Still grieving for her husband, who died in a car crash six years earlier, and struggling to bring up her sensitive son Sam (Daniel Henshall), Amelia (Essie Davis) is not helped by the appearance in their lives of a mysterious picture book called Mister Babadook. Not only does it conspicuously lack a happy ending, it lacks any kind of ending, suggesting that the antics of its ominous title character may not be entirely contained within the covers of the book.
This is certainly how six-year old aspiring magician Sam sees it. He believes in the top-hatted, claw-fingered, shadowy creature, who starts to haunt his dreams – and he may have a point. There’s more than a hint that his Mum, who used to write children’s books, is the author of Mister Babadook, even if she doesn’t acknowledge it or even remember it. Mum, it’s fair to say, is having some issues, and the Babadook is busy embodying them. He’s her Bad Milo.
This is an ingenious and sensitively-handled tale in which the supernatural possibilities of the plot are eclipsed by the fact that only Sam and his Mum ever bear witness to the Babadook’s manifestations, so that the whole thing can be read as a shared delusion. Indeed, we never quite believe in the Babadook as an independent entity – he remains a bit too shadowy – but although this does dilute the menace somewhat, we are still left with the spectre of mental illness, and a child at the mercy of a frighteningly unstable mother (brilliantly played). And this is more than enough to be getting along with.

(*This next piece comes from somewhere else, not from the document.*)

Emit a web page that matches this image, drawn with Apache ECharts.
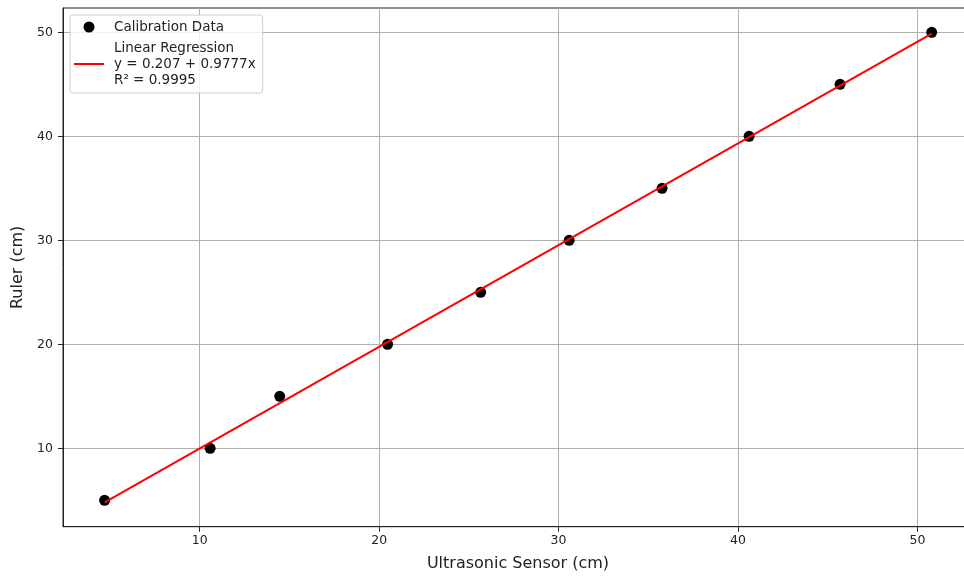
<!DOCTYPE html>
<html><head><meta charset="utf-8">
<script src="https://cdn.jsdelivr.net/npm/echarts@6/dist/echarts.min.js"></script>
<style>html,body{margin:0;padding:0;background:#fff}#c{width:964px;height:577px}</style>
</head><body><div id="c"></div>
<script>
// Data
const sensor = [4.70, 10.58, 14.46, 20.47, 25.66, 30.59, 35.77, 40.62, 45.69, 50.80];
const ruler  = [5, 10, 15, 20, 25, 30, 35, 40, 45, 50];
const fitX = [4.70, 50.80];
const fitY = [4.80, 49.87];
const xTicks = [10, 20, 30, 40, 50];
const yTicks = [10, 20, 30, 40, 50];
const seriesNames = ['Calibration Data', 'Linear Regression\ny = 0.207 + 0.9777x\nR\u00b2 = 0.9995'];
const xTitle = 'Ultrasonic Sensor (cm)';
const yTitle = 'Ruler (cm)';

const FONT = 'DejaVu Sans';
const chart = echarts.init(document.getElementById('c'), null, {renderer: 'canvas'});

function axisCommon(ticks) {
  return {
    type: 'value',
    axisLine: {show: true, onZero: false, lineStyle: {color: '#222', width: 1}},
    axisTick: {show: true, length: 5, inside: false, customValues: ticks, lineStyle: {color: '#222', width: 1}},
    axisLabel: {show: true, customValues: ticks, color: '#222', fontSize: 12.5, fontFamily: FONT},
    splitLine: {show: true, lineStyle: {color: '#b0b0b0', width: 1}},
    nameTextStyle: {color: '#222', fontSize: 16, fontFamily: FONT},
    nameLocation: 'middle'
  };
}

const xAxis = Object.assign(axisCommon(xTicks), {min: 2.38, max: 53.1, name: xTitle, nameGap: 29});
xAxis.axisLabel.margin = 8;
const yAxis = Object.assign(axisCommon(yTicks), {min: 2.46, max: 52.34, name: yTitle, nameGap: 34});
yAxis.axisLabel.margin = 10;

chart.setOption({
  animation: false,
  backgroundColor: '#fff',
  grid: {left: 63, top: 8, width: 910, height: 518.7, show: true, borderColor: '#222', borderWidth: 1,
         containLabel: false, outerBoundsMode: 'none'},
  xAxis: xAxis,
  yAxis: yAxis,
  legend: {
    orient: 'vertical', left: 70, top: 15,
    padding: [4, 7, 5, 3],
    itemWidth: 30, itemHeight: 11, itemGap: 5,
    backgroundColor: 'rgba(255,255,255,0.8)', borderColor: '#cccccc', borderWidth: 1, borderRadius: 3,
    textStyle: {color: '#222', fontSize: 13.5, fontFamily: FONT, lineHeight: 16, padding: [0, 0, 0, 5]},
    data: [
      {name: seriesNames[0], icon: 'circle', itemStyle: {color: '#000', opacity: 1}},
      {name: seriesNames[1], itemStyle: {color: 'rgba(0,0,0,0)', opacity: 0}}
    ]
  },
  series: [
    {
      name: seriesNames[0], type: 'scatter', symbol: 'circle', symbolSize: 11,
      itemStyle: {color: '#000', opacity: 1}, z: 3,
      data: sensor.map((x, i) => [x, ruler[i]])
    },
    {
      name: seriesNames[1], type: 'line', symbol: 'none', showSymbol: false,
      lineStyle: {color: '#ff0000', width: 2}, itemStyle: {color: '#ff0000'}, z: 4,
      data: fitX.map((x, i) => [x, fitY[i]])
    }
  ]
});
</script></body></html>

The Babadook may not be real, but it can’t be killed either. In the end, Kent has her characters accommodate themselves to its (non)-existence, keeping it in the basement and feeding it with worms. It’s a refreshing acknowledgement that a happy ending still requires you to keep the dark side satisfied, and it’s through this that love is permitted to triumph. Dave wasn’t so keen on the love stuff – this is Frightfest, after all – but perhaps he wasn’t being cynical enough: what if love is a shared delusion too? Now there’s a scary thought.